The judge therefore concluded that the tenant’s defence to the claim for unpaid rent based on an implied term had no realistic prospect of success.
A failure of basis
The court also rejected an argument that there had been a failure of basis. The concept may be described as ‘the failure of a state of affairs on which the agreement was premised’. Taking into account the terms of the leases, the court found the use of the premises as a cinema was not "fundamental to the basis" on which the parties entered into the leases, rather it was an expectation which motivated them to enter into the lease. The court concluded that in this case the drafting in the lease allocated the risk that the premises could not lawfully be used as a cinema to the tenant and that the suggested failure of basis argument ‘would both interfere with the agreed allocation of risk between the parties as well as being inconsistent with the terms of the leases.’
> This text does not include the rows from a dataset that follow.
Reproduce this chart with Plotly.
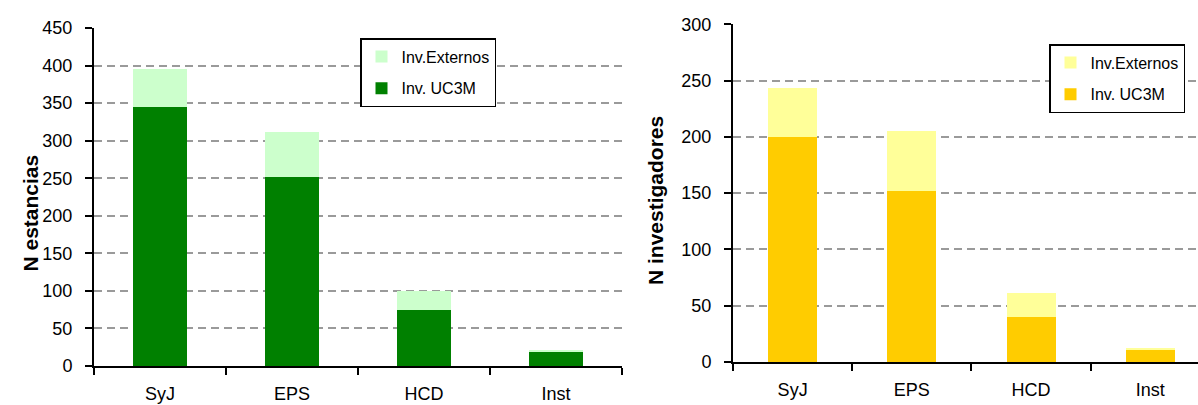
import plotly.graph_objects as go

# Categories (centres / schools)
categorias = ["SyJ", "EPS", "HCD", "Inst"]

# Number of research stays
estancias_uc3m = [345, 251, 75, 19]
estancias_externos = [50, 61, 25, 1]

# Number of researchers
investigadores_uc3m = [200, 152, 40, 11]
investigadores_externos = [43, 53, 21, 1]

FONT = "Liberation Sans, Arial, sans-serif"
VERDE_OSCURO = "#008000"
VERDE_CLARO = "#CCFFCC"
AMARILLO = "#FFCC00"
AMARILLO_CLARO = "#FFFF99"

fig = go.Figure()

# Left chart: stays
fig.add_trace(go.Bar(x=categorias, y=estancias_uc3m, name="Inv. UC3M",
                     marker=dict(color=VERDE_OSCURO, line=dict(width=0)),
                     xaxis="x", yaxis="y", legend="legend", legendgroup="a1",
                     legendrank=2))
fig.add_trace(go.Bar(x=categorias, y=estancias_externos, name="Inv.Externos",
                     marker=dict(color=VERDE_CLARO, line=dict(width=0)),
                     xaxis="x", yaxis="y", legend="legend", legendgroup="a2",
                     legendrank=1))

# Right chart: researchers
fig.add_trace(go.Bar(x=categorias, y=investigadores_uc3m, name="Inv. UC3M",
                     marker=dict(color=AMARILLO, line=dict(width=0)),
                     xaxis="x2", yaxis="y2", legend="legend2", legendgroup="b1",
                     legendrank=2))
fig.add_trace(go.Bar(x=categorias, y=investigadores_externos, name="Inv.Externos",
                     marker=dict(color=AMARILLO_CLARO, line=dict(width=0)),
                     xaxis="x2", yaxis="y2", legend="legend2", legendgroup="b2",
                     legendrank=1))

xcommon = dict(
    type="category", showgrid=False, showline=True, linecolor="black", linewidth=2,
    ticks="outside", tickson="boundaries", ticklen=7, tickwidth=1.5, tickcolor="black",
    tickfont=dict(family=FONT, size=18, color="black"), ticklabelstandoff=10,
    zeroline=False, fixedrange=True, automargin=False,
)
ycommon = dict(
    showgrid=True, gridcolor="#9a9a9a", gridwidth=1.5, griddash="8px,5px",
    showline=True, linecolor="black", linewidth=2,
    ticks="outside", ticklen=7, tickwidth=1.5, tickcolor="black",
    tickfont=dict(family=FONT, size=18, color="black"), ticklabelstandoff=9,
    zeroline=False, dtick=50, fixedrange=True, automargin=False,
)

legend_common = dict(
    bgcolor="white", bordercolor="black", borderwidth=1.5,
    font=dict(family=FONT, size=16, color="black"),
    xanchor="left", yanchor="top", tracegroupgap=8,
    itemclick=False, itemdoubleclick=False,
)

fig.update_layout(
    width=1198, height=405,
    margin=dict(l=0, r=0, t=0, b=0, autoexpand=False),
    paper_bgcolor="white", plot_bgcolor="white",
    barmode="stack", bargap=0.59,
    showlegend=True,
    xaxis=dict(xcommon, domain=[94 / 1198, 622 / 1198], anchor="y", range=[-0.5, 3.5]),
    yaxis=dict(ycommon, domain=[1 - 366 / 405, 1 - 28 / 405], anchor="x", range=[0, 450]),
    xaxis2=dict(xcommon, domain=[733 / 1198, 1.0], anchor="y2", range=[-0.5, 3.4]),
    yaxis2=dict(ycommon, domain=[1 - 362 / 405, 1 - 24.3 / 405], anchor="x2", range=[0, 300]),
    legend=dict(legend_common, x=360 / 1198, y=1 - 38 / 405),
    legend2=dict(legend_common, x=1049 / 1198, y=1 - 44 / 405),
    annotations=[
        dict(text="<b>N estancias</b>", x=16 / 1198, y=1 - 213 / 405,
             xref="paper", yref="paper", textangle=-90, showarrow=False,
             font=dict(family=FONT, size=21, color="black")),
        dict(text="<b>N investigadores</b>", x=656 / 1198, y=1 - 201 / 405,
             xref="paper", yref="paper", textangle=-90, showarrow=False,
             font=dict(family=FONT, size=21, color="black")),
    ],
)

fig.write_html("out.html")
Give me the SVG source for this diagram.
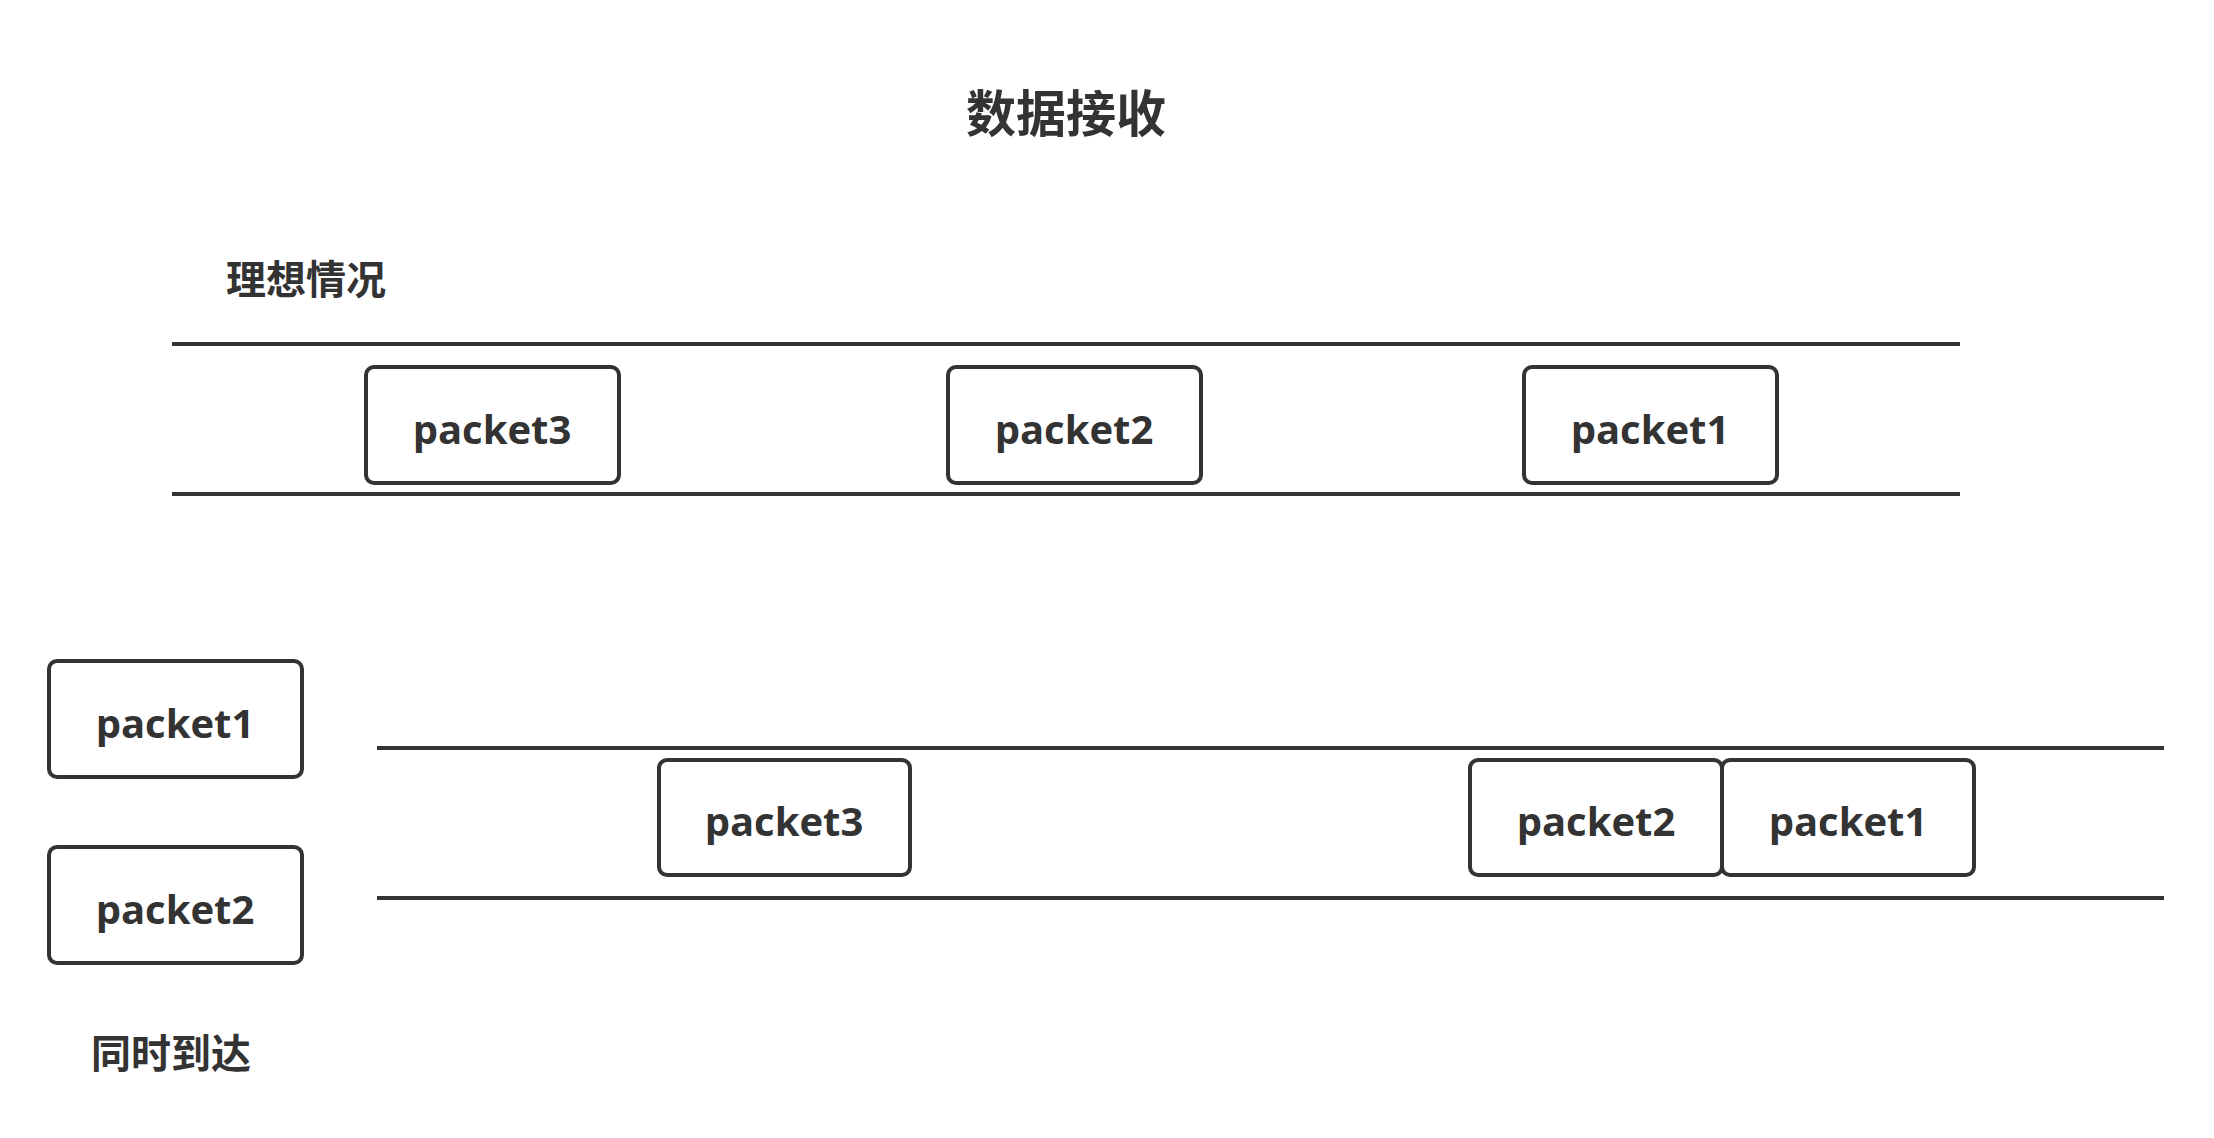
<svg xmlns="http://www.w3.org/2000/svg" width="2214" height="1138" viewBox="0 0 2214 1138">
<style>
.box{fill:#fff;stroke:#333;stroke-width:4}
.lbl{font-family:"Open Sans","Noto Sans",sans-serif;font-weight:bold;font-size:40px;fill:#333;text-anchor:middle}
.cjk{font-family:"Noto Sans CJK SC",sans-serif;font-weight:bold;fill:#333}
.ln{stroke:#333;stroke-width:4}
</style>
<rect width="2214" height="1138" fill="#fff"/>
<text class="cjk" x="1066" y="132" font-size="50" text-anchor="middle">数据接收</text>
<text class="cjk" x="226" y="294" font-size="40">理想情况</text>
<text class="cjk" x="91" y="1068" font-size="40">同时到达</text>
<g id="connectors">
<line class="ln" x1="172" y1="344" x2="1960" y2="344"/>
<line class="ln" x1="172" y1="494" x2="1960" y2="494"/>
<line class="ln" x1="377" y1="748" x2="2164" y2="748"/>
<line class="ln" x1="377" y1="898" x2="2164" y2="898"/>
</g>
<g id="r1p3"><rect class="box" x="366" y="367" width="253" height="116" rx="8"/><text class="lbl" x="492" y="444">packet3</text></g>
<g id="r1p2"><rect class="box" x="948" y="367" width="253" height="116" rx="8"/><text class="lbl" x="1074" y="444">packet2</text></g>
<g id="r1p1"><rect class="box" x="1524" y="367" width="253" height="116" rx="8"/><text class="lbl" x="1650" y="444">packet1</text></g>
<g id="lp1"><rect class="box" x="49" y="661" width="253" height="116" rx="8"/><text class="lbl" x="175" y="738">packet1</text></g>
<g id="lp2"><rect class="box" x="49" y="847" width="253" height="116" rx="8"/><text class="lbl" x="175" y="924">packet2</text></g>
<g id="r2p3"><rect class="box" x="659" y="760" width="251" height="115" rx="8"/><text class="lbl" x="784" y="836">packet3</text></g>
<g id="r2p2"><rect class="box" x="1470" y="760" width="252" height="115" rx="8"/><text class="lbl" x="1596" y="836">packet2</text></g>
<g id="r2p1"><rect class="box" x="1722" y="760" width="252" height="115" rx="8"/><text class="lbl" x="1848" y="836">packet1</text></g>
</svg>
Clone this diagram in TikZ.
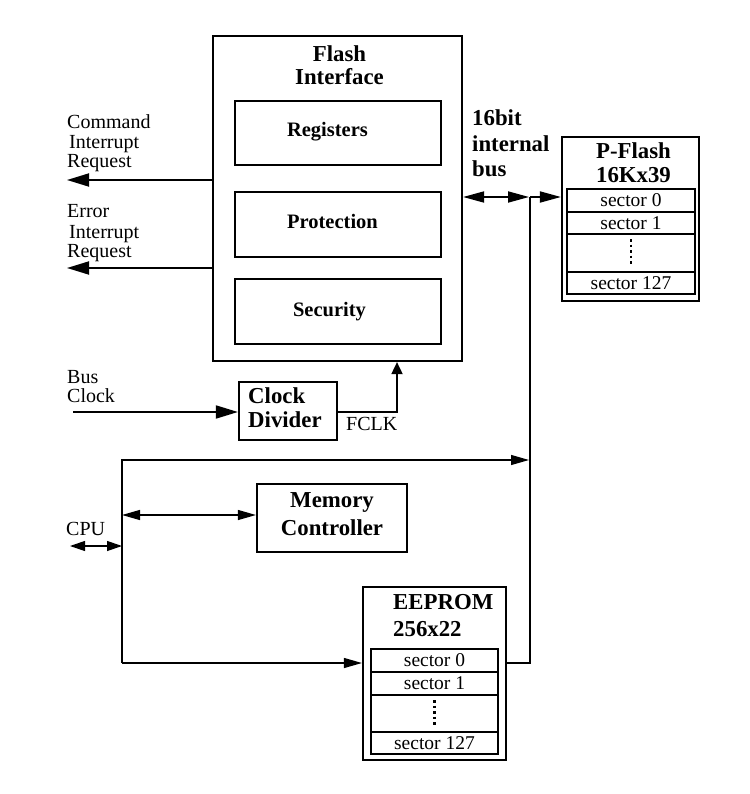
\documentclass[tikz,border=0pt]{standalone}
\usepackage{fontspec}
\setmainfont{Liberation Serif}
\usetikzlibrary{arrows.meta}
\begin{document}
\begin{tikzpicture}[x=1pt,y=-1pt,
  box/.style={draw,line width=2.2pt,inner sep=0pt},
  rowbox/.style={draw,line width=1.6pt,inner sep=0pt,font=\fontsize{19.5}{20}\selectfont},
  ttl/.style={font=\fontsize{22.8}{23}\selectfont\bfseries,inner sep=0pt,anchor=base},
  ttlw/.style={font=\fontsize{22.8}{23}\selectfont\bfseries,inner sep=0pt,anchor=base west},
  lbl/.style={font=\fontsize{20.5}{21}\selectfont\bfseries,inner sep=0pt,anchor=base},
  txt/.style={font=\fontsize{20}{20}\selectfont,inner sep=0pt,anchor=base west},
  heavy/.style={line width=1.8pt},
  light/.style={line width=1.2pt},
  bigtip/.style={-{Triangle[length=22pt,width=13pt]}},
  bustip/.style={-{Triangle[length=21pt,width=11pt]}},
  smalltip/.style={-{Triangle[length=18pt,width=10pt]}},
  dots/.style={line width=2.4pt,dash pattern=on 2.5pt off 3pt}
]
\useasboundingbox (0,0) rectangle (749,794);

% Flash interface
\node[box,minimum width=249pt,minimum height=325pt] (fi) at (337.5,198.5) {};
\node[ttl] (fit1) at (339.5,62) {Flash};
\node[ttl] (fit2) at (339.5,85) {Interface};
\node[box,minimum width=206pt,minimum height=64pt] (reg) at (338,133) {};
\node[box,minimum width=206pt,minimum height=65pt] (prot) at (338,224.5) {};
\node[box,minimum width=206pt,minimum height=65pt] (sec) at (338,311.5) {};
\node[lbl] (regt) at (327.5,137) {Registers};
\node[lbl] (prott) at (332.5,229) {Protection};
\node[lbl] (sect) at (329.5,316) {Security};

% left labels
\node[txt] (c1) at (67,129) {Command};
\node[txt] (c2) at (69,149) {Interrupt};
\node[txt] (c3) at (67,168) {Request};
\node[txt] (e1) at (67,218) {Error};
\node[txt] (e2) at (69,238) {Interrupt};
\node[txt] (e3) at (67,257) {Request};
\node[txt] (b1) at (67,383) {Bus};
\node[txt] (b2) at (67,402) {Clock};
\node[txt] (cpu) at (66,535) {CPU};
\node[txt] (fclkt) at (346,430) {FCLK};

\coordinate (cmdend) at (67,180);
\coordinate (errend) at (67,268);
\draw[heavy,bigtip] (fi.west |- cmdend) -- (cmdend);
\draw[heavy,bigtip] (fi.west |- errend) -- (errend);

% clock divider
\node[box,minimum width=98pt,minimum height=58pt] (cd) at (288,411) {};
\node[ttlw] (cdt1) at (248,403) {Clock};
\node[ttlw] (cdt2) at (248,427) {Divider};
\coordinate (bcstart) at (73,412);
\coordinate (fclk) at (397,412);
\draw[heavy,bigtip] (bcstart) -- (cd.west |- bcstart);
\draw[heavy,-{Triangle[length=12pt,width=11pt]}] (cd.east |- fclk) -- (fclk) -- (fclk |- fi.south);

% internal bus
\node[ttlw] (ib1) at (472,126) {16bit};
\node[ttlw] (ib2) at (472,152) {internal};
\node[ttlw] (ib3) at (472,177) {bus};
\coordinate (busTop) at (530,197);
\coordinate (busBot) at (530,663);

% P-Flash
\node[box,minimum width=137pt,minimum height=164pt] (pf) at (630.5,219) {};
\node[ttl] (pft1) at (633.5,159) {P-Flash};
\node[ttl] (pft2) at (633.5,183) {16Kx39};
\node[rowbox,minimum width=128pt,minimum height=23pt] (p0) at (631,200.5) {sector 0};
\node[rowbox,minimum width=128pt,minimum height=22pt] (p1) at (631,223) {sector 1};
\node[rowbox,minimum width=128pt,minimum height=38pt] (pd) at (631,253) {};
\node[rowbox,minimum width=128pt,minimum height=22pt] (p127) at (631,283) {sector 127};
\draw[dots] ([yshift=-6pt]pd.north) -- ([yshift=7pt]pd.south);

\draw[heavy,{Triangle[length=21pt,width=11pt]}-{Triangle[length=21pt,width=11pt]},shorten >=1pt] (fi.east |- busTop) -- (busTop);
\draw[heavy,bustip] (busTop) -- (pf.west |- busTop);

% EEPROM
\node[box,minimum width=143pt,minimum height=173pt] (ee) at (434.5,673.5) {};
\node[ttlw] (eet1) at (393,609) {EEPROM};
\node[ttlw] (eet2) at (393,636) {256x22};
\node[rowbox,minimum width=127pt,minimum height=23pt] (e0) at (434.5,660.5) {sector 0};
\node[rowbox,minimum width=127pt,minimum height=23pt] (e1r) at (434.5,683.5) {sector 1};
\node[rowbox,minimum width=127pt,minimum height=37pt] (ed) at (434.5,713.5) {};
\node[rowbox,minimum width=127pt,minimum height=22pt] (e127) at (434.5,743) {sector 127};
\draw[dots] ([yshift=-6pt]ed.north) -- ([yshift=6pt]ed.south);

\draw[heavy] (busTop) -- (busBot) -- (ee.east |- busBot);

% Memory controller
\node[box,minimum width=150pt,minimum height=68pt] (mc) at (332,518) {};
\node[ttl] (mct1) at (332,507) {Memory};
\node[ttl] (mct2) at (332,535) {Controller};

% CPU wiring
\coordinate (cpuTop) at (122,460);
\coordinate (cpuBot) at (122,663);
\coordinate (cpuMid) at (122,546);
\coordinate (cpuL) at (70,546);
\coordinate (mcl) at (122,515);
\draw[light,smalltip,shorten >=1pt] (cpuBot) -- (cpuTop) -- (busTop |- cpuTop);
\draw[light,smalltip] (cpuBot) -- (ee.west |- cpuBot);
\draw[light,{Triangle[length=18pt,width=10pt]}-{Triangle[length=18pt,width=10pt]}] (mcl) -- (mc.west |- mcl);
\draw[light,{Triangle[length=15pt,width=10pt]}-{Triangle[length=15pt,width=10pt]}] (cpuL) -- (cpuMid);
\end{tikzpicture}
\end{document}
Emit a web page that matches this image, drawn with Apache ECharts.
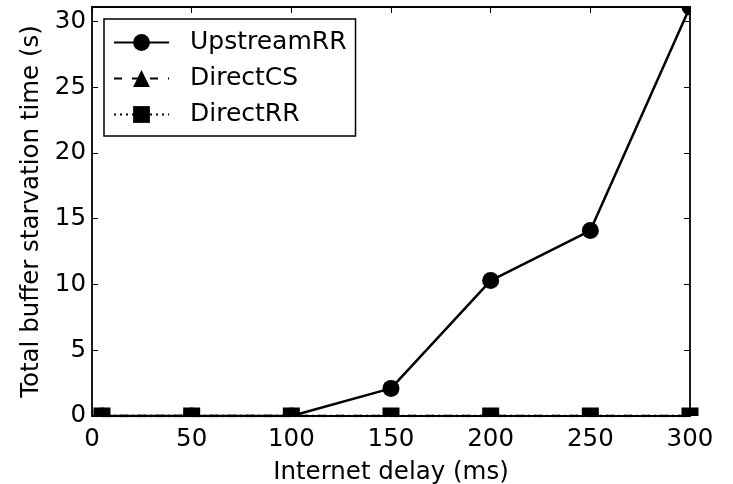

It is also worth highlighting that a failure of basis is usually relevant to claims based on unjust enrichment which is a restitutionary remedy and which the tenants were not in this case pursuing (the tenants arguing that if they could show a failure if basis it would make no commercial sense to require them to make the payment and then commence a claim for a return of the payment in unjust enrichment). However, the court noted, obiter, that a failure of basis should not provide a standalone defence to a contractual claim where the contract remains in existence. The court was concerned that to go down such a route ‘would be tantamount to extending the doctrine of frustration so as to allow obligations under a contract to be suspended as a result of what might be termed temporary or partial frustration.’
Set-off
The tenants were pursuing a counterclaim for £621,000 in relation to an insurance dispute. The lease required the rent to be paid ‘’without any deduction whatsoever’ and the court found this wording did not prevent the tenant exercising a right of set-off.
However, one of the leases of the property was an ‘old’ lease and so the original tenant remained liable and was one of the defendants in the case. The court found the original tenant did not benefit from the right of set-off as the landlord’s claim against the original tenant was a separate claim. There was also a guarantor who had a liability under both the old lease and also a later ‘new’ lease and the court found that the guarantor’s liability under the later ‘new’ lease may be reduced by the tenant’s right of set-off.
Overall
The court concluded that the tenants had no realistic prospect of defending the claims and granted summary judgment in respect of the claim for the unpaid rent, subject to the point on set off. It concluded that there was no other compelling reason for the matter to go to trial. The court considered the government’s proposed introduction of a binding arbitration process in respect of rent due in the circumstances that were the subject of the application but did not consider that this gave grounds for barring the landlord’s right of recovery now.
Comment
Although landlords will be encouraged by this decision, the Cineworld group is also involved in another piece of litigation with a different landlord in relation to unpaid rent. In that case the landlords were also successful in their summary judgment application. However, an application for permission to appeal directly to the Court of Appeal has been lodged in that matter, with the judge noting in this case that should there be any appeal from his decision it would be more efficient for the two cases to be heard together.
The fact the promised arbitration process has no current impact on the landlord’s ability to seek a judgment for unpaid rent through the court process leaves a question mark as to what value such process will have for those tenants who are now being pursued for the full amount of accrued arrears prior to the arbitration process coming into effect.